Vient ensuite le « new green deal » qui est d’une bêtise sans nom. Lisez le texte : on va relancer la croissance mais en la faisant plus verte. C’est, même pour des écologistes mous, d’un illogisme sans borne. On sait aujourd’hui que la crise environnementale repose en premier lieu sur le fait que les richesses sont mal réparties et la finitude de la planète. Et que le fait que le progrès se fasse pour quelques uns au détriment de la masse. Et bien au lieu de vouloir dénoncer cela, on part du principe que l’on pourrait ne rien changer mais offrir à tous le niveau de vie des privilégies, mais en plus vert.
Mes amis, relisez Gorz ! Relisez Ellul ! Relisez Illich ! Et surtout relisez Dumont ! Vous prenez le chemin tant redouté : celui de vouloir vous battre avec les mêmes armes que votre ennemi ! Vous savez que c’est perdu d’avance. Vous ne pouvez pas gagner en utilisant la même logique, basée sur le marché et donc sur la capitalisation / captation. C’est l’idée même de l’accumulation sans fin de richesses qui fait que nous allons dans le mur. C’est l’idée que l’économie ferait l’homme et non l’inverse qui fait que nous avons aujourd’hui plus de 80 % des humains qui souffrent.

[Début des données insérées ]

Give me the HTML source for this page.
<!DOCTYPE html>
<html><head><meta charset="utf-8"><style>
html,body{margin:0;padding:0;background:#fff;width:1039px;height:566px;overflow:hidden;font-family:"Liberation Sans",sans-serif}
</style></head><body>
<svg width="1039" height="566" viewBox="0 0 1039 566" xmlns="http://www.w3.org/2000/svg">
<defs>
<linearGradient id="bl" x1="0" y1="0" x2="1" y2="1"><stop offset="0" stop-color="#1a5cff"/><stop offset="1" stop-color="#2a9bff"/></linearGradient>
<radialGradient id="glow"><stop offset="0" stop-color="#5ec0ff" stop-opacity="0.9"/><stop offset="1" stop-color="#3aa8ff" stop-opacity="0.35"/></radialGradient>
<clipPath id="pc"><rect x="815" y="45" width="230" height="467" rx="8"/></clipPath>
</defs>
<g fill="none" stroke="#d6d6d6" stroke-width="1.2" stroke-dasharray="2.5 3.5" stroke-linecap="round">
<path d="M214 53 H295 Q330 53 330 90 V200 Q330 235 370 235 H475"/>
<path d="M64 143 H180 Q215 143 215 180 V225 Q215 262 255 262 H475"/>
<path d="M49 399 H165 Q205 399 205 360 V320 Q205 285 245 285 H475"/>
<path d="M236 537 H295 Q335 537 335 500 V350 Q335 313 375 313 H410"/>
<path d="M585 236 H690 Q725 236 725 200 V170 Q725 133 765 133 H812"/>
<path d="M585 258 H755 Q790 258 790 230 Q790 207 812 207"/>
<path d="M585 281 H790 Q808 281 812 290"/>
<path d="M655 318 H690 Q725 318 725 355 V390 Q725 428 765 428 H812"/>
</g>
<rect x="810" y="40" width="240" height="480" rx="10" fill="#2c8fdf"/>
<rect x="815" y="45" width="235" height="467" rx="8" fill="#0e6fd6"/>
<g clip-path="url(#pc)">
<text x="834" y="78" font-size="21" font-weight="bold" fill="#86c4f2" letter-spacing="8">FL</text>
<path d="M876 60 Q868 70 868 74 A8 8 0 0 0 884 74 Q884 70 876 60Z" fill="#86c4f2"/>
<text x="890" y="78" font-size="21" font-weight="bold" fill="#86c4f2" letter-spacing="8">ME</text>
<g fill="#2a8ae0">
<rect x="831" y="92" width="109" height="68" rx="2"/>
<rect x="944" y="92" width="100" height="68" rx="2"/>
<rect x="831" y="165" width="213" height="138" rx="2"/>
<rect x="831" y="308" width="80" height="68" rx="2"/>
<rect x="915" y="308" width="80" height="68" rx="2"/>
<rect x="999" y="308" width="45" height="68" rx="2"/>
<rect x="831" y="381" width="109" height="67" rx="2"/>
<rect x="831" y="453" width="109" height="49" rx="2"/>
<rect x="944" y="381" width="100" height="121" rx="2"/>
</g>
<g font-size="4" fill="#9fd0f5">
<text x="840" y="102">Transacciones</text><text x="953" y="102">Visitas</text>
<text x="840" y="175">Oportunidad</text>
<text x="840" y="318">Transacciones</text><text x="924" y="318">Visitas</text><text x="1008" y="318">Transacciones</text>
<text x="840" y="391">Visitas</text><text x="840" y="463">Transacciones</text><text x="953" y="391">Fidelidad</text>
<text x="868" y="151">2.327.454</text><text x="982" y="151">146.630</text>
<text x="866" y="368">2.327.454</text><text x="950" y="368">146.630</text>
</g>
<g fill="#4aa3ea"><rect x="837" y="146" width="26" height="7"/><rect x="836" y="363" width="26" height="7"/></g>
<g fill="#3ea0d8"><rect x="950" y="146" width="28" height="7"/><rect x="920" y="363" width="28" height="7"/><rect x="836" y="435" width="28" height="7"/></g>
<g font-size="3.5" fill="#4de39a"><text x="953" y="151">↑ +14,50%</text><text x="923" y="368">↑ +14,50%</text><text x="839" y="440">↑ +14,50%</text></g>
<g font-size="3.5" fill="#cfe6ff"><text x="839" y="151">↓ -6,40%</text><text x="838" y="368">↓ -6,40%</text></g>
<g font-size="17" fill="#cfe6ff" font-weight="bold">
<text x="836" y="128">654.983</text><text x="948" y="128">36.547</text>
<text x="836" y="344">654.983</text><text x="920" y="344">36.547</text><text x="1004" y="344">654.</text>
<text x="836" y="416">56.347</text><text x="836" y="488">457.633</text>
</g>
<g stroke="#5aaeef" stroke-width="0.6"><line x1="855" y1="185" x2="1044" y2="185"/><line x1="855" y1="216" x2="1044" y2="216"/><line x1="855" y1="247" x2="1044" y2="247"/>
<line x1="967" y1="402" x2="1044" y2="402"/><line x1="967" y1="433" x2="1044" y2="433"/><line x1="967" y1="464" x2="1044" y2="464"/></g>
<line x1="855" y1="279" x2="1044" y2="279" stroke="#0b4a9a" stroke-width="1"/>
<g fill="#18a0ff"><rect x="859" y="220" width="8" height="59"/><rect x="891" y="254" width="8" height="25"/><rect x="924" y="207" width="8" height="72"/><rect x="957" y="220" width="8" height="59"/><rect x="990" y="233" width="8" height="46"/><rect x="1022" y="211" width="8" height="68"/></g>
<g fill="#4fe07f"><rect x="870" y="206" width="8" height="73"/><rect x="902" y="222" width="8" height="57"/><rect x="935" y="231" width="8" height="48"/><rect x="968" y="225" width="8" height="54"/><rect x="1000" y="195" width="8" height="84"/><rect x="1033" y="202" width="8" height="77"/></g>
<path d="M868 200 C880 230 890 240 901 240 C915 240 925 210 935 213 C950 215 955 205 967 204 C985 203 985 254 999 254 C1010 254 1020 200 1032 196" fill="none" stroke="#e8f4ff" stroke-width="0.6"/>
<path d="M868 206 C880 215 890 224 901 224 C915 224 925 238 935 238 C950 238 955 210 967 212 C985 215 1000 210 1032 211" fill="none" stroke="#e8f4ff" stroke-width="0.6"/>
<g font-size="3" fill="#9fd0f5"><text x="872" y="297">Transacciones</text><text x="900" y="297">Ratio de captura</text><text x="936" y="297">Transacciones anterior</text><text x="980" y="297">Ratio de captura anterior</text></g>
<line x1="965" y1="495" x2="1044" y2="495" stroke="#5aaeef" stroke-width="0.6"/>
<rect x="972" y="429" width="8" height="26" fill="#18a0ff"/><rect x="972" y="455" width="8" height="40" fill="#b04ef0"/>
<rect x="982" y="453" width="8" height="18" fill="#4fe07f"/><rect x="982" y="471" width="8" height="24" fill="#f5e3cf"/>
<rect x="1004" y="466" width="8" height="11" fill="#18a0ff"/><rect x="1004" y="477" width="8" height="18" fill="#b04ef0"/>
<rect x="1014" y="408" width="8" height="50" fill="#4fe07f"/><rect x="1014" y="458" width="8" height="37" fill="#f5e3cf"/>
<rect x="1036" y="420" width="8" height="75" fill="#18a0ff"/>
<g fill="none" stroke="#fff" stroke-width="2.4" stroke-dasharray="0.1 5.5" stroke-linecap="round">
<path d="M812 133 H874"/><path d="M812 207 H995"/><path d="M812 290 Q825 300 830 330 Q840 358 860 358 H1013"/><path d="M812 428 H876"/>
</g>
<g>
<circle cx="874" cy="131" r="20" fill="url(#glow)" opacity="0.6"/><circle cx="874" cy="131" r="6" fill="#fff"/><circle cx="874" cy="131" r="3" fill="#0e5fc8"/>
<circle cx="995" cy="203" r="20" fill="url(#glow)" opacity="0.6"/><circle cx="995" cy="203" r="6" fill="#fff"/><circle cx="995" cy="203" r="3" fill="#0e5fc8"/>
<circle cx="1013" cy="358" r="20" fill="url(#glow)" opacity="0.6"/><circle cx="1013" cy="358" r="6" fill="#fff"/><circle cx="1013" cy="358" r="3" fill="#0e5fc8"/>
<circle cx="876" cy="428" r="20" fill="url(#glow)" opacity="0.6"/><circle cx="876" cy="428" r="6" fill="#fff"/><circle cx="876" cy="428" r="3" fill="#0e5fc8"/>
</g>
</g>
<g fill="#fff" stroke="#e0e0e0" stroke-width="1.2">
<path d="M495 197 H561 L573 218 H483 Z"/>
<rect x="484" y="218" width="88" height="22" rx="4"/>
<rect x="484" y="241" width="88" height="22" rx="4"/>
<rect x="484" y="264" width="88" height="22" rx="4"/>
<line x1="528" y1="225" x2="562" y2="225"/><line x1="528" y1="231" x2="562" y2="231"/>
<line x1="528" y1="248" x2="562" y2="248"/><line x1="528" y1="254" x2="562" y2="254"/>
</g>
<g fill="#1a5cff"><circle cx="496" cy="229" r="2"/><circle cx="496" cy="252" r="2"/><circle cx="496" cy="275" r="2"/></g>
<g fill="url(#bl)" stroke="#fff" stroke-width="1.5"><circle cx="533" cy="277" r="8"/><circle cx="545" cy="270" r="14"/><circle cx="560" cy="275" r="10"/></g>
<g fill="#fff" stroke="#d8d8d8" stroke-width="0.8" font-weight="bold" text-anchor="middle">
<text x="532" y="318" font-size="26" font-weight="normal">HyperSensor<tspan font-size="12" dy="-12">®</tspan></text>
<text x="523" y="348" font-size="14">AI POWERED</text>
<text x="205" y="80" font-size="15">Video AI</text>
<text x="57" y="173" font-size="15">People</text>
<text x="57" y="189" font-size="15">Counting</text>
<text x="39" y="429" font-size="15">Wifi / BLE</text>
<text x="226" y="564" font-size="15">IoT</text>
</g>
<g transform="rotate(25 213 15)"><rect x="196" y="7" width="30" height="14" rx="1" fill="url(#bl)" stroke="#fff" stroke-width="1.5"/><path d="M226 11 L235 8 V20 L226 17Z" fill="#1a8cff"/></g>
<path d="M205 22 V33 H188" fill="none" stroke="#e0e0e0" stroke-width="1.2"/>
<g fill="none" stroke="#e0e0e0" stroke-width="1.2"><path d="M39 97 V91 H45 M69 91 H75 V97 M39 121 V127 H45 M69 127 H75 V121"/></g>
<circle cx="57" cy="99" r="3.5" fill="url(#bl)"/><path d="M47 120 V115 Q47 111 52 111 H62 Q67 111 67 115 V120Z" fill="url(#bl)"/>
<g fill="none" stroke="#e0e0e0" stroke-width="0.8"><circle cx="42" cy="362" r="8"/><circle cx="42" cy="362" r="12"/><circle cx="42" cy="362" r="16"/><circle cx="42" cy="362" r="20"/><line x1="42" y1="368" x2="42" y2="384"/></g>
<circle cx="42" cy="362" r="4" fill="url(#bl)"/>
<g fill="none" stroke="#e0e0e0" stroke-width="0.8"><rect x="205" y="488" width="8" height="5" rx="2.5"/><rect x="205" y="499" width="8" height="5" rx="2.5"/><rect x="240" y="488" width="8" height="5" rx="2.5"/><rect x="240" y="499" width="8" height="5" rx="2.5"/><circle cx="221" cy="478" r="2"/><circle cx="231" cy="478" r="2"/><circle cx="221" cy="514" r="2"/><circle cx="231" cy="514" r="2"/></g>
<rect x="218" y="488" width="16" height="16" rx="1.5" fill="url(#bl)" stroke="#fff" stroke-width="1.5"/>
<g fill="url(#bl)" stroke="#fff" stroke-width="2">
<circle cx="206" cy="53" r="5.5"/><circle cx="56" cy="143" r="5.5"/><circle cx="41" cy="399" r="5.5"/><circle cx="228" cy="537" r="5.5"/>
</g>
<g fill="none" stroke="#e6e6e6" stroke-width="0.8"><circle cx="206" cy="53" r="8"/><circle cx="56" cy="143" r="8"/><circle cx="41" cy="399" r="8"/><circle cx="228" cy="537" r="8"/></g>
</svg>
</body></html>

Alors je vous le dis : l’appel est un leur fourre tout. Il se dit antiproductiviste ? Super mais il manque quand même deux trois choses : quid du salariat ? Quid de la réflexion sur la place du travail ? Quid du revenu garanti universel, seul capable de réellement tuer le productivisme ?
Je sais, il va m’être répondu « attends le programme ». Sauf que nous sommes à 4 mois de l’échéance et que le programme devrait être connu pour une campagne démarrée si tôt. Et au-delà de ça, le programme nous le connaissons, c’était le deal de départ : c’est celui du PVE (Parti Vert Européen). Oui celui là même que les Verts français font semblant de découvrir et rejettent pour rien (car au final il sera très proche de ce qu’il est aujourd’hui et pour cause : l’Europe se fait à 27 ! Et qu’il est déjà utilisé tel que ailleurs). Le dérive centriste du PVE, allant vers un avec et avec (l’écologie se fait avec la gauche et la droite) n’est plus à prouver. Vous êtes en train de voir disparaître vos idéaux et par réalisme électoral, vous allez les sacrifier. Mais là où je trouve cela le plus injustement drôle, c’est dans l’idée qu’en appelant un homme comme Daniel Cohn Bendit vous sembliez découvrir cela ! Il a été vice président des Verts Européens pendant des années ! Croyez vous vraiment qu’il n’a pas participé ou orienté le « Manifesto » ?
Et il y a cela aussi. Europe Ecologie va offrir une timbale à ceux qui, au travers du Grenelle de l’Environnement ont tué l’écologie politique en France. Yannick Jadot qui à longueur de page expliquait que tout était génial (et qui change aujourd’hui de veste). Sandrine Bellier, qui elle n’avait pas d’autre mot à la bouche que « le radicalisme c’est le mal, ici au moins on avance ». José Bové qui semble plus perdu qu’autre chose, faisant aujourd’hui l’apologie d’un marché européen (pour sauver le Roquefort) qu’il méprisait hier… Et le pompon revient à Jean Paul Besset qui n’a eu de cesse de mépriser pendant des mois l’écologie politique et qui fut le promoteur du pacte Hulot ! Tous vont avoir aujourd’hui un siège chauffé en Europe… soit disant pour sauver l’écologie politique. Sauf que non. Ils vont y faire de l’environnementalisme primaire, oubliant au passage le social, l’humain. Mais ils seront là.
Et ne parlons pas des cumulards ! Je ne prendrais que l’exemple du grand sud est (eurorégion) où vous aurez en numéro 1 Michelle Rivasi et en numéro 2 Etienne Tête. Tous les deux sont déjà « multiélus » et en « multiresponsabilités » ! Mais c’est ça la politique autrement : faire un mille feuilles d’indispensables ! Pauvre de nous qui dérivons là vers les baronnies du PS et de l’UMP...
Et Eva Joly ? Parce que je respect sont combat en tant que juge et femme. Mais elle l’a dit elle-même : elle hésitait entre Bayrou et Cohn Bendit, mais Cohn Bendit lui a offert une place éligible alors elle est venue (avant même toute consultation des militants) ! Ce n’est pas incroyable ça ? Quelle base d’écologie politique a-t-elle ? Quelle est sa « légitimité environnementale » même ?
Voilà pour tout cela je refuse de porter cette campagne. L’écologie politique n’est pas et ne doit pas être de la sociale démocratie repeinte en vert. L’écologie politique n’est pas et ne doit pas être le culte de l’homme providentiel. L’écologie politique n’est pas et ne doit pas être l’apologie d’un système « boboisant », offrant aux riches une vie meilleure et aux pauvres la trime, voir la trique.
J’ai donc retiré ma signature d’Europe Ecologie et m’interroge profondément sur mon maintien chez les Verts.